Monday, March 9, 2009

[Updated] Lyme Disease, mental illness and the tragedy of the Rev. Fred Winter's death

Pastor Winters

Pastor Winters

The death of First Baptist Church of Maryville, Ill., pastor Fred Winters may yet prove to be a tragedy born of failures of our nation's health care and mental health care systems.

The St. Louis Post-Dispatch reports that the suspect "is Terry Joe Sedlacek, 27, who was the subject of a Post-Dispatch report in August about how Lyme disease had attacked his brain."

Sedlacek was the beneficiary of a July 12, 2008, St. Louis Lyme Foundation fund raiser. The foundation described his difficulties:

He nearly lost his life to this disease five years ago and battles the effects daily. His medications and doctor visits are costly. New test results revealed the return of this disease and left temporal lobe damage. He will begin a new & hopeful treatment in July; most of the expense of these treatments will not be covered by insurance.

According to Monday's Post-Dispatch story:

Neighbors told a reporter that Sedlacek appears to be mentally ill, and would sometimes stand in the street and shout obscenities for no apparent reason.

He was the subject of an Aug. 6, 2008, Post-Dispatch article about his battle with mental illness attributed to Lyme disease. The man’s mother, Ruth Abernathy, said her son, an avid hunter and outdoorsman, may have contracted the disease after being bitten by an infected tick on a family farm in the late 1990s.

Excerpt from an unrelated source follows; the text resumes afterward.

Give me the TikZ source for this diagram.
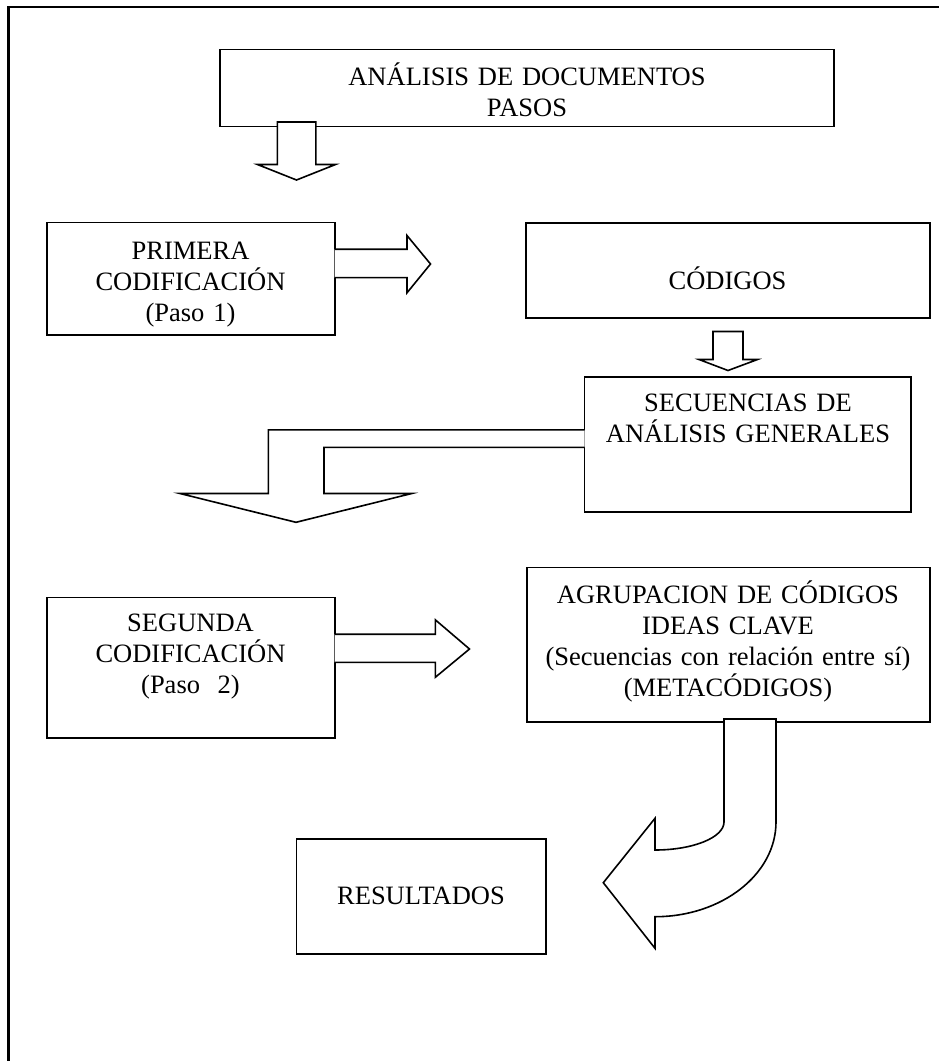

The potential psychiatric complications of Lyme Disease are well-documented. B.A. Fallon and J.A. Nields of the Columbia University Department of Psychiatry wrote in the American Journal of Psychiatry:

A broad range of psychiatric reactions have been associated with Lyme disease including paranoia, dementia, schizophrenia, bipolar disorder, panic attacks, major depression, anorexia nervosa, and obsessive-compulsive disorder.

We are a nation which handles mental illness of all kinds not just poorly but with sweeping prejudice, treating it as a stigma, without regard for its origins. A man standing beside the street crying obscenities at passing traffic is a man crying for help. What went wrong?

Update: Sedlacek Charged

Terry J. Sedlacek, 27, has been charged with first-degree murder in the shooting death of Pastor Winters at First Baptist Church in Maryville, Illinois, authorities said Monday. Sedlacek also is charged with aggravated battery.

A planner found in his home had Sunday marked as "death day."

Ruth Abernathy said Lyme Disease nearly killed her son in 2003 and caused lesions on his brain, but said he improved with hyperbaric treatment and a host of drugs. Unfortunately, his condition subsequently deteriorated again.